SUPPLIED MATERIAL:
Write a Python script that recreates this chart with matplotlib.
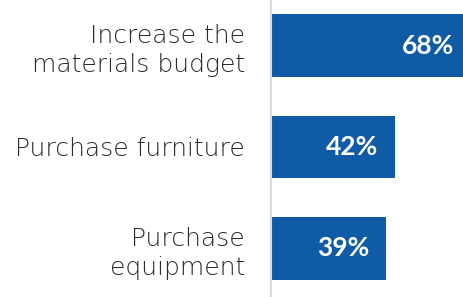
import matplotlib
matplotlib.use("Agg")
import matplotlib.pyplot as plt

# data
categories = ["Increase the\nmaterials budget", "Purchase furniture", "Purchase\nequipment"]
values = [68, 42, 39]
value_labels = ["68%", "42%", "39%"]

bar_color = "#105BA6"
text_color = "#2b2b2b"

fig = plt.figure(figsize=(4.63, 2.97), dpi=100)
ax = fig.add_axes([271 / 463, 0, 1 - 271 / 463, 1])

pos = list(range(len(categories)))
ax.barh(pos, values, height=0.62, color=bar_color)

# chart is cropped at the right edge, so the top bar runs off the picture
ax.set_xlim(0, 65.1)
ax.set_ylim(2.48, -0.45)

for p, v, lab in zip(pos, values, value_labels):
    ax.annotate(lab, xy=(v, p), xytext=(-17 * 72 / 100, 0), textcoords="offset points",
                ha="right", va="center", color="white", fontsize=19,
                fontweight="bold", family="Lato", annotation_clip=False)

ax.set_yticks(pos)
ax.set_yticklabels(categories, fontsize=18, color=text_color, family="DejaVu Sans",
                   fontweight="light", linespacing=1.25)
ax.tick_params(axis="y", length=0, pad=18.7)
ax.set_xticks([])

for s in ["top", "right", "bottom"]:
    ax.spines[s].set_visible(False)
ax.spines["left"].set_color("#d9d9d9")
ax.spines["left"].set_linewidth(1.5)

fig.savefig("out.png", dpi=100)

STATED EXERCISE:
Set the data above down again exactly as given, with no pictures.

TASK ANSWER:
Write a Python script that recreates this chart with matplotlib.
import matplotlib
matplotlib.use("Agg")
import matplotlib.pyplot as plt

# data
categories = ["Increase the\nmaterials budget", "Purchase furniture", "Purchase\nequipment"]
values = [68, 42, 39]
value_labels = ["68%", "42%", "39%"]

bar_color = "#105BA6"
text_color = "#2b2b2b"

fig = plt.figure(figsize=(4.63, 2.97), dpi=100)
ax = fig.add_axes([271 / 463, 0, 1 - 271 / 463, 1])

pos = list(range(len(categories)))
ax.barh(pos, values, height=0.62, color=bar_color)

# chart is cropped at the right edge, so the top bar runs off the picture
ax.set_xlim(0, 65.1)
ax.set_ylim(2.48, -0.45)

for p, v, lab in zip(pos, values, value_labels):
    ax.annotate(lab, xy=(v, p), xytext=(-17 * 72 / 100, 0), textcoords="offset points",
                ha="right", va="center", color="white", fontsize=19,
                fontweight="bold", family="Lato", annotation_clip=False)

ax.set_yticks(pos)
ax.set_yticklabels(categories, fontsize=18, color=text_color, family="DejaVu Sans",
                   fontweight="light", linespacing=1.25)
ax.tick_params(axis="y", length=0, pad=18.7)
ax.set_xticks([])

for s in ["top", "right", "bottom"]:
    ax.spines[s].set_visible(False)
ax.spines["left"].set_color("#d9d9d9")
ax.spines["left"].set_linewidth(1.5)

fig.savefig("out.png", dpi=100)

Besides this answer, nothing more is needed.